Council members Will Jawando (D-At Large) and Hans Riemer (D-At Large) introduced a bill Tuesday that would prohibit the county police chief from implementing the school resource officer (SRO) program, which places armed officers in most public high schools and some middle schools in the county of 1 million people.

The lawmakers say the $3 million that funds the officer program should instead be used to expand mental health resources and after-school activities for students, as well as train school employees in restorative justice.

In February, Jawando and Riemer both opposed a proposed state-funded expansion of the resource officer program, agreeing with activists who say it disproportionately targets Black, Latino and disabled students.

Following the killing of George Floyd in Minneapolis police custody in May, Jawando pushed this summer to reassign 12 school resource officers to other roles as part of the county’s savings plan.

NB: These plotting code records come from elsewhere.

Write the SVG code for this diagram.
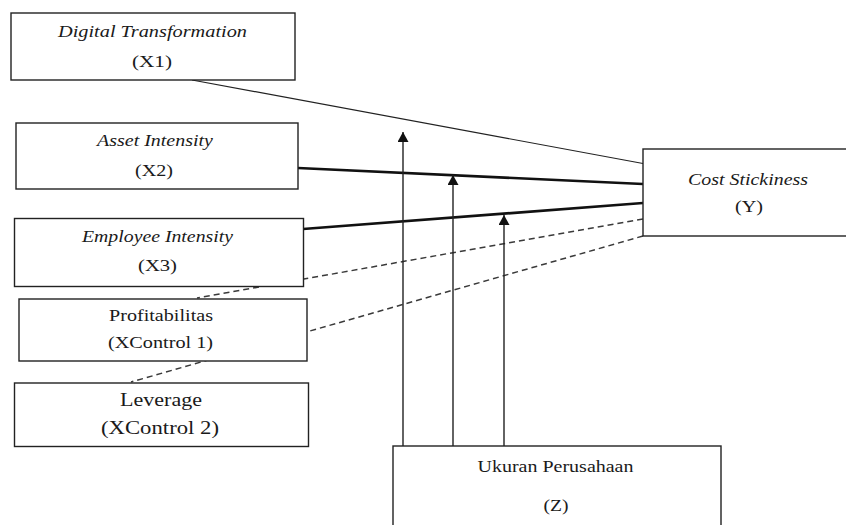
<svg xmlns="http://www.w3.org/2000/svg" width="846" height="525" viewBox="0 0 846 525">
<defs>
<style>
.box{fill:#fff;stroke:#222;stroke-width:1.4}
.t{font-family:"Liberation Serif","Times New Roman",serif;font-size:16.5px;fill:#1a1a1a;text-anchor:middle}
.i{font-style:italic}
.big{font-size:18.5px}
.thin{stroke:#222;stroke-width:1.2;fill:none}
.thick{stroke:#111;stroke-width:2.6;fill:none}
.dash{stroke:#3a3a3a;stroke-width:1.5;stroke-dasharray:6 4;fill:none}
.arr{stroke:#222;stroke-width:1.4;fill:none;marker-end:url(#ah)}
</style>
<marker id="ah" viewBox="0 0 10 11" refX="10" refY="5.5" markerWidth="10" markerHeight="11" markerUnits="userSpaceOnUse" orient="auto">
<path d="M0,0 L10,5.5 L0,11 z" fill="#111"/>
</marker>
</defs>
<rect width="846" height="525" fill="#fff"/>
<g id="connectors">
<line class="thin" x1="192" y1="80" x2="643" y2="163.5"/>
<line class="thick" x1="298" y1="168" x2="643" y2="184"/>
<line class="thick" x1="303" y1="229" x2="643" y2="203"/>
<line class="dash" x1="643" y1="219" x2="197" y2="298"/>
<line class="dash" x1="643" y1="236" x2="131" y2="382"/>
<line class="arr" x1="403" y1="446" x2="403" y2="132"/>
<line class="arr" x1="453" y1="446" x2="453" y2="175"/>
<line class="arr" x1="504" y1="446" x2="504" y2="215"/>
</g>
<g id="X1">
<rect class="box" x="11" y="13" width="284" height="67"/>
<text class="t i" x="152.5" y="37" textLength="189" lengthAdjust="spacingAndGlyphs">Digital Transformation</text>
<text class="t" x="152" y="67" textLength="40" lengthAdjust="spacingAndGlyphs">(X1)</text>
</g>
<g id="X2">
<rect class="box" x="16" y="123" width="282" height="66"/>
<text class="t i" x="155" y="146" textLength="116" lengthAdjust="spacingAndGlyphs">Asset Intensity</text>
<text class="t" x="154" y="176" textLength="38" lengthAdjust="spacingAndGlyphs">(X2)</text>
</g>
<g id="X3">
<rect class="box" x="14.5" y="218.5" width="289" height="68"/>
<text class="t i" x="157.5" y="242" textLength="151" lengthAdjust="spacingAndGlyphs">Employee Intensity</text>
<text class="t" x="157.5" y="271" textLength="39" lengthAdjust="spacingAndGlyphs">(X3)</text>
</g>
<g id="XControl1">
<rect class="box" x="19" y="299" width="288" height="62"/>
<text class="t" x="161" y="321" textLength="104" lengthAdjust="spacingAndGlyphs">Profitabilitas</text>
<text class="t" x="160.5" y="348" textLength="105" lengthAdjust="spacingAndGlyphs">(XControl 1)</text>
</g>
<g id="XControl2">
<rect class="box" x="14.5" y="383" width="294" height="63.5"/>
<text class="t big" x="161" y="406" textLength="82" lengthAdjust="spacingAndGlyphs">Leverage</text>
<text class="t big" x="160" y="434" textLength="118" lengthAdjust="spacingAndGlyphs">(XControl 2)</text>
</g>
<g id="Y">
<rect class="box" x="643" y="149" width="220" height="87"/>
<text class="t i" x="748" y="185" textLength="120" lengthAdjust="spacingAndGlyphs">Cost Stickiness</text>
<text class="t" x="749" y="212" textLength="28" lengthAdjust="spacingAndGlyphs">(Y)</text>
</g>
<g id="Z">
<rect class="box" x="393" y="446" width="328" height="100"/>
<text class="t" x="555.5" y="472" textLength="156" lengthAdjust="spacingAndGlyphs">Ukuran Perusahaan</text>
<text class="t" x="556" y="511" textLength="25" lengthAdjust="spacingAndGlyphs">(Z)</text>
</g>
</svg>
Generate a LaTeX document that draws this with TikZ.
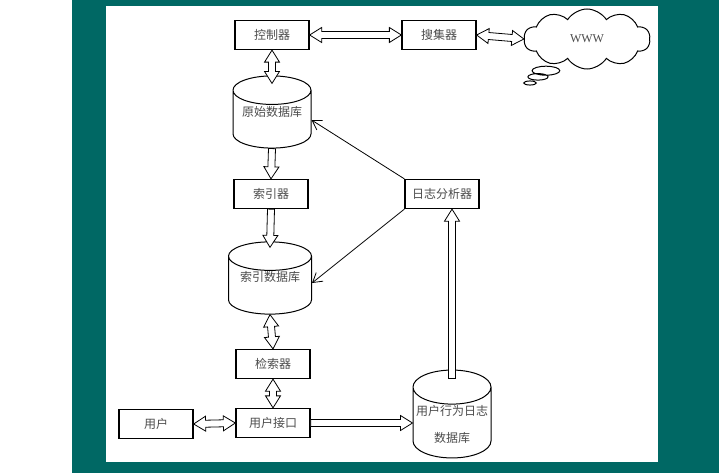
\documentclass[tikz,border=0pt]{standalone}
\usepackage{fontspec}
\setmainfont{Liberation Serif}
\newfontfamily\cjk{Noto Sans CJK SC}
\usepackage{tikz}
\usetikzlibrary{shapes.geometric, shapes.callouts, arrows.meta, calc}
\definecolor{bgteal}{RGB}{0,104,100}
\tikzset{
    box/.style={rectangle, draw, line width=1.3pt, minimum width=74pt, minimum height=29pt, inner sep=1pt, font=\cjk\fontsize{12}{14}\selectfont, text=black!70},
    db/.style={cylinder, shape border rotate=90, draw, line width=1pt, aspect=0.46, inner sep=1pt, anchor=shape center, font=\cjk\fontsize{12}{14}\selectfont, text=black!70},
    fatarrow/.style={draw, line width=0.8pt, fill=white},
    thinarrow/.style={-{Straight Barb[length=9pt, width=11pt]}, line width=0.8pt}
}
\newcommand{\fashaft}{3.5pt}
\newcommand{\fawing}{7.5pt}
\newcommand{\falen}{12pt}
% block arrow, head at #2
\newcommand{\fatarrow}[2]{%
  \coordinate (fa-s) at (#1);
  \coordinate (fa-e) at (#2);
  \coordinate (fa-n) at ($(fa-e)!\falen!(fa-s)$);
  \draw[fatarrow] ($(fa-s)!\fashaft!90:(fa-e)$) -- ($(fa-n)!\fashaft!90:(fa-e)$)
    -- ($(fa-n)!\fawing!90:(fa-e)$) -- (fa-e) -- ($(fa-n)!\fawing!-90:(fa-e)$)
    -- ($(fa-n)!\fashaft!-90:(fa-e)$) -- ($(fa-s)!\fashaft!-90:(fa-e)$) -- cycle;
}
% block arrow, heads at both ends
\newcommand{\fatarrows}[2]{%
  \coordinate (fa-s) at (#1);
  \coordinate (fa-e) at (#2);
  \coordinate (fa-m) at ($(fa-s)!\falen!(fa-e)$);
  \coordinate (fa-n) at ($(fa-e)!\falen!(fa-s)$);
  \draw[fatarrow] (fa-s) -- ($(fa-m)!\fawing!90:(fa-e)$) -- ($(fa-m)!\fashaft!90:(fa-e)$)
    -- ($(fa-n)!\fashaft!90:(fa-e)$) -- ($(fa-n)!\fawing!90:(fa-e)$) -- (fa-e)
    -- ($(fa-n)!\fawing!-90:(fa-e)$) -- ($(fa-n)!\fashaft!-90:(fa-e)$)
    -- ($(fa-m)!\fashaft!-90:(fa-e)$) -- ($(fa-m)!\fawing!-90:(fa-e)$) -- cycle;
}
\begin{document}
\begin{tikzpicture}[x=1pt, y=-1pt]

    % Background
    \useasboundingbox (0,0) rectangle (719,473);
    \fill[white] (0,0) rectangle (719,473);
    \fill[bgteal] (72,0) rectangle (719,473);
    \fill[white] (106,6) rectangle (658,462);

    % Boxes
    \node[box] (ctrl) at (272,35) {控制器};
    \node[box] (coll) at (439,35) {搜集器};
    \node[box] (idxr) at (271,194) {索引器};
    \node[box] (ana) at (442,194) {日志分析器};
    \node[box] (srch) at (273,364) {检索器};
    \node[box] (ui) at (273,423) {用户接口};
    \node[box] (user) at (156,424) {用户};

    % Databases
    \node[db, minimum width=78pt, minimum height=66pt, text depth=20pt] (raw) at (272,112) {原始数据库};
    \node[db, minimum width=83pt, minimum height=66pt, text depth=20pt] (idb) at (270,278) {索引数据库};
    \node[db, minimum width=78pt, minimum height=82pt, align=center, font=\cjk\fontsize{12}{27}\selectfont] (log) at (452,414) {用户行为日志\\数据库};

    % Web
    \node[cloud callout, draw, line width=1pt, cloud puffs=10, cloud puff arc=115, cloud ignores aspect, minimum width=126pt, minimum height=60pt, callout absolute pointer={(530,83)}, callout pointer segments=3, callout pointer start size=.28 of callout, callout pointer end size=.1 of callout, font=\fontsize{12}{14}\selectfont, text=black!70] (www) at (587,39) {WWW};

    % Block arrows
    \fatarrows{ctrl.east}{coll.west}
    \fatarrows{coll.east}{www.west}
    \fatarrows{ctrl.south}{[yshift=-8pt]raw.north}
    \fatarrow{raw.south}{idxr.north}
    \fatarrow{idxr.south}{[yshift=-6pt]idb.north}
    \fatarrows{idb.south}{srch.north}
    \fatarrows{srch.south}{ui.north}
    \fatarrows{user.east}{ui.west}
    \fatarrow{ui.east}{ui.east -| log.west}
    \fatarrow{[yshift=-9pt]log.north}{ana.south -| log.north}

    % Log links
    \draw[thinarrow] (ana.north west) -- ($(raw.shape center -| raw.east)+(0,8)$);
    \draw[thinarrow] (ana.south west) -- ($(idb.shape center -| idb.east)+(0,5)$);

\end{tikzpicture}
\end{document}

The effort failed narrowly in the all-Democratic council, with Council President Sidney Katz (District 3) and Council members Craig Rice (District 2), Nancy Navarro (District 4), Gabe Albornoz (At Large) and Andrew Friedson (District 1) voting against it.

Jawando said he hopes to see the council vote differently this time around.

“Public discourse has changed,” he said in an interview Monday. “We’ve heard now from various groups who think we need to move on from this program.”

In a memo, Jawando and Riemer said they don’t think school resource officers should be laid off, but they want them reallocated to other vacancies within the Montgomery County Police Department. They also want to redirect $312,455 in funding from the program to hire more mental health professionals for students, $406,000 for after-school programs targeting at-risk youths, and $750,000 for the school system’s Restorative Justice Unit, which promotes non-punitive forms of discipline.

Montgomery started its SRO program in 2002, using a federal grant in the aftermath of the 1999 mass shooting at Columbine High School in Colorado. Since then, the number of school resource officers in the county has varied.

Montgomery County Public Schools Superintendent Jack Smith has been asked to present a thorough analysis of the program to the council and Board of Education by January.

Two council members — Friedson and Albornoz — say they intend to review that report before deciding on whether to scrap the program.

But Jawando and Riemer said they would continue pushing for their bill even if the school board comes out in support of retaining it.

“This is our program and our decision to make,” Riemer said.

Maryland law requires local governments to ensure “adequate law enforcement coverage” of all schools but does not mandate that this be done through SROs.

Statewide data released in June showed that of 3,141 arrests in Maryland public schools during the 2018-2019 school year, 80 percent were made by SROs. Black students made up 34 percent of the student population but 56 percent of those arrested. The figures track with state and national trends showing that Black students tend to be arrested at far higher rates than their White counterparts.

Some Montgomery lawmakers have argued that the suburb has a better record on school discipline than other localities. They cite a 2016 report showing that rates of arrests and school removals in Montgomery are lower than statewide averages and have been decreasing over time.

“Folks continue to espouse things about our SRO program that are not true,” Rice, a longtime champion of the program, said in February. “If you have evidence, please let me know. And if you don’t, please stop saying it.”

A public hearing on the bill is scheduled for Jan. 12.